Nifong, who until this month was handling the case of the athletes charged with sexually assaulting a stripper at a team party, could be faced with penalties ranging from a warning letter to the loss of his license to practice law. He turned over the prosecution of the lacrosse case to the state Attorney General's Office earlier this month so he could defend himself against the ethics counts.

A state bar official declined to characterize which of the allegations was the most serious. Tom Lunsford, executive director of the bar, said prosecutions against sitting district attorneys are infrequent. "It happens," he said.

Nifong appeared tight-lipped after a brief appearance before a disciplinary hearing officer, mostly to discuss scheduling. "It's going to be all right, Mr. Nifong, buddy," one supporter on the street yelled at Nifong as he entered the bar office in downtown Raleigh.

Flanked by his attorneys, he said he would speak only through them. "Anytime charges are brought by the state bar it's serious," one of the lawyers, David Freedman, said when asked about the gravity of the accusations.

The 33-page complaint says the violations "constitute a systematic abuse of prosecutorial discretion."

The counts of failing to turn over evidence stem from the prosecutor's agreement with the director of a private laboratory to include only test results of DNA found on the accuser that directly matched any of the lacrosse players. Matches from multiple males were found in the accuser's vagina and underwear -- none from the defendants -- but that information was not included in a report given to the defense.
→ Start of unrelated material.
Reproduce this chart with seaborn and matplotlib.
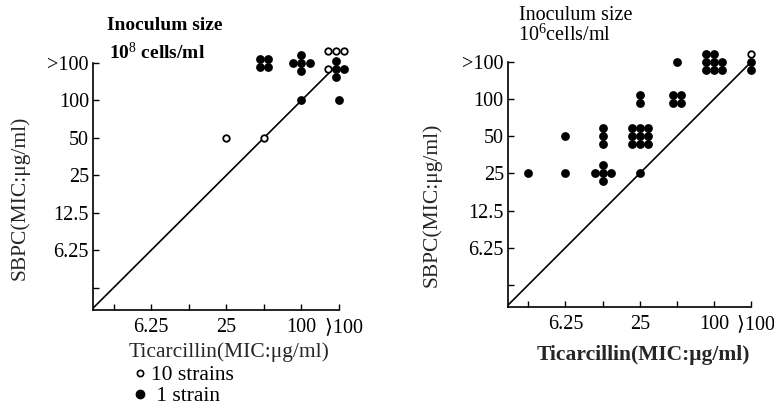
import matplotlib
matplotlib.use("Agg")
import matplotlib.pyplot as plt
from matplotlib.lines import Line2D
import seaborn as sns
import pandas as pd

# ---------------- data ----------------
MIC_CATS = ["3.125", "6.25", "12.5", "25", "50", "100", ">100"]
X_TICK_LABELS = ["", "6.25", "", "25", "", "100", "  \u27e9100"]
Y_TICK_LABELS = ["", "6.25", "12.5", "25", "50", "100", ">100"]

# Left panel: inoculum 10^8 cells/ml
LEFT_TIC  = ["25", "50", "50",   "100", "100",  ">100", ">100"]
LEFT_SBPC = ["50", "50", ">100", "100", ">100", ">100", "100"]
LEFT_N1   = [0,    0,    4,      1,     5,      4,      1]    # filled dots, 1 strain each
LEFT_N10  = [1,    1,    0,      0,     0,      4,      0]    # open circles, 10 strains each
LEFT_SHAPE = ["dot", "dot", "square", "dot", "plus", "crown", "dot"]

# Right panel: inoculum 10^6 cells/ml
RIGHT_TIC  = ["3.125", "6.25", "6.25", "12.5", "12.5", "25",  "25", "25", "50",   "50",  "100",  ">100"]
RIGHT_SBPC = ["25",    "50",   "25",   "50",   "25",   "100", "50", "25", ">100", "100", ">100", ">100"]
RIGHT_N1   = [1,       1,      1,      3,      5,      2,     9,    1,    1,      4,     8,      2]
RIGHT_N10  = [0,       0,      0,      0,      0,      0,     0,    0,    0,      0,     0,      1]
RIGHT_SHAPE = ["dot", "dot", "dot", "col3", "plus", "col2", "grid9", "dot", "dot", "square", "grid8", "col3"]

# ---------------- cluster layouts (slot offsets, in marker spacings) ----------------
PATTERNS = {
    "dot":    [(0, 0)],
    "col2":   [(0, 0.5), (0, -0.5)],
    "col3":   [(0, 1), (0, 0), (0, -1)],
    "square": [(-0.5, 0.5), (0.5, 0.5), (-0.5, -0.5), (0.5, -0.5)],
    "plus":   [(0, 1), (-1, 0), (0, 0), (1, 0), (0, -1)],
    "grid8":  [(-1, 1), (0, 1), (-1, 0), (0, 0), (1, 0), (-1, -1), (0, -1), (1, -1)],
    "grid9":  [(dx, dy) for dy in (1, 0, -1) for dx in (-1, 0, 1)],
    # open circles first (row on top + left of plus), then filled plus
    "crown":  [(-1.35, 1.5), (-0.35, 1.5), (0.65, 1.5), (-1.35, -0.75),
               (-0.35, 0.25), (-0.35, -0.75), (0.65, -0.75), (-0.35, -1.75)],
}
SPACING = 0.215


def build(tic, sbpc, n1, n10, shapes):
    rows = []
    for t, s, a, b, shp in zip(tic, sbpc, n1, n10, shapes):
        slots = PATTERNS[shp]
        kinds = ["10 strains"] * b + ["1 strain"] * a
        xi, yi = MIC_CATS.index(t), MIC_CATS.index(s)
        for (dx, dy), k in zip(slots, kinds):
            rows.append({"x": xi + dx * SPACING, "y": yi + dy * SPACING, "kind": k})
    return pd.DataFrame(rows)


left_df = build(LEFT_TIC, LEFT_SBPC, LEFT_N1, LEFT_N10, LEFT_SHAPE)
right_df = build(RIGHT_TIC, RIGHT_SBPC, RIGHT_N1, RIGHT_N10, RIGHT_SHAPE)

# ---------------- style ----------------
sns.set_style("ticks")
plt.rcParams["font.family"] = ["Liberation Serif", "DejaVu Sans", "Noto Sans CJK JP"]
plt.rcParams["mathtext.fontset"] = "custom"
plt.rcParams["mathtext.rm"] = "Liberation Serif"
plt.rcParams["mathtext.it"] = "Liberation Serif:italic"
plt.rcParams["mathtext.bf"] = "Liberation Serif:bold"
plt.rcParams["text.color"] = "black"

fig = plt.figure(figsize=(7.74, 4.11), dpi=100)
ax_l = fig.add_axes([0.1202, 0.2457, 0.3178, 0.601])
ax_r = fig.add_axes([0.6563, 0.2530, 0.3140, 0.596])


def draw(ax, df, xlab_pos, ylab_pos, xbold):
    filled = df[df["kind"] == "1 strain"]
    opened = df[df["kind"] == "10 strains"]
    ax.axline((6, 6), slope=1, color="black", lw=1.2, zorder=1)
    if len(filled):
        sns.scatterplot(data=filled, x="x", y="y", ax=ax, color="black", s=40,
                        linewidth=0, marker="o", clip_on=False, legend=False, zorder=3)
    if len(opened):
        sns.scatterplot(data=opened, x="x", y="y", ax=ax, color="white", edgecolor="black",
                        s=22, linewidth=1.3, marker="o", clip_on=False, legend=False, zorder=4)
    ax.set_xlim(-0.55, 6)
    ax.set_ylim(-0.6, 6)
    ax.set_xticks(range(7))
    ax.set_xticklabels(X_TICK_LABELS)
    ax.set_yticks(range(7))
    ax.set_yticklabels(Y_TICK_LABELS)
    ax.tick_params(axis="both", direction="in", length=4, width=1, colors="black",
                   labelsize=14.5)
    ax.tick_params(axis="x", pad=6)
    ax.tick_params(axis="y", pad=3)
    for sp in ("top", "right"):
        ax.spines[sp].set_visible(False)
    for sp in ("left", "bottom"):
        ax.spines[sp].set_color("black")
        ax.spines[sp].set_linewidth(1.2)
    ax.set_xlabel("Ticarcillin(MIC:\u03bcg/ml)", fontsize=15.5,
                  fontweight="bold" if xbold else "normal")
    ax.set_ylabel("SBPC(MIC:\u03bcg/ml)", fontsize=15.5)
    ax.xaxis.set_label_coords(*xlab_pos)
    ax.yaxis.set_label_coords(*ylab_pos)
    ax.xaxis.label.set_va("center")
    ax.yaxis.label.set_va("center")


draw(ax_l, left_df, (0.553, -0.17), (-0.297, 0.453), False)
draw(ax_r, right_df, (0.556, -0.196), (-0.313, 0.416), True)

# titles
fig.text(0.138, 1 - 25 / 411, "Inoculum size", fontsize=14, fontweight="bold", va="center", ha="left")
fig.text(0.141, 1 - 52 / 411, "10$^{8}$ cells/ml", fontsize=14, fontweight="bold", va="center", ha="left")
fig.text(0.671, 1 - 16 / 411, "Inoculum size", fontsize=14.5, va="center", ha="left")
fig.text(0.669, 1 - 35 / 411, "10$^{6}$cells/ml", fontsize=14.5, va="center", ha="left")

# legend
handles = [
    Line2D([], [], linestyle="none", marker="o", markersize=4.5, markerfacecolor="white",
           markeredgecolor="black", markeredgewidth=1.2),
    Line2D([], [], linestyle="none", marker="o", markersize=6, markerfacecolor="black",
           markeredgecolor="black"),
]
fig.legend(handles, ["10 strains", " 1 strain"], loc="upper left",
           bbox_to_anchor=(118 / 774, 1 - 350 / 411), frameon=False, fontsize=15.5,
           handlelength=0.6, handletextpad=0.25, labelspacing=0.05, borderpad=0.2)

fig.savefig("out.png", dpi=100)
The complaint notes that, on May 17, defense attorneys asked that any expert witnesses prepare and hand over "a report of the results of any (not only the ones about which the expert expects to testify) examinations or tests conducted by the expert." The next day, Nifong gave them a copy of the DNA lab report, but it omitted information about DNA from other males and did not include any documentation.

At a Dec. 15 hearing on the lacrosse case, Nifong told a judge that he was unaware of the potentially exculpatory DNA test results -- which the bar complaint said was a "false statement of material fact to a tribunal."

During the hearing, the lab director testified that he and Nifong had discussed what would be disclosed at a meeting last spring. After the hearing, Nifong told a reporter, "we were trying to, just as [the lab director] said, trying to avoid dragging any names through the mud" -- a statement that implied that he was aware of the results and aware that the information had been intentionally omitted, according to the bar complaint.

Lane Williamson, a Charlotte lawyer, will chair the disciplinary hearing commission. A hearing date was set for May. The bar hears several dozen disciplinary cases a year.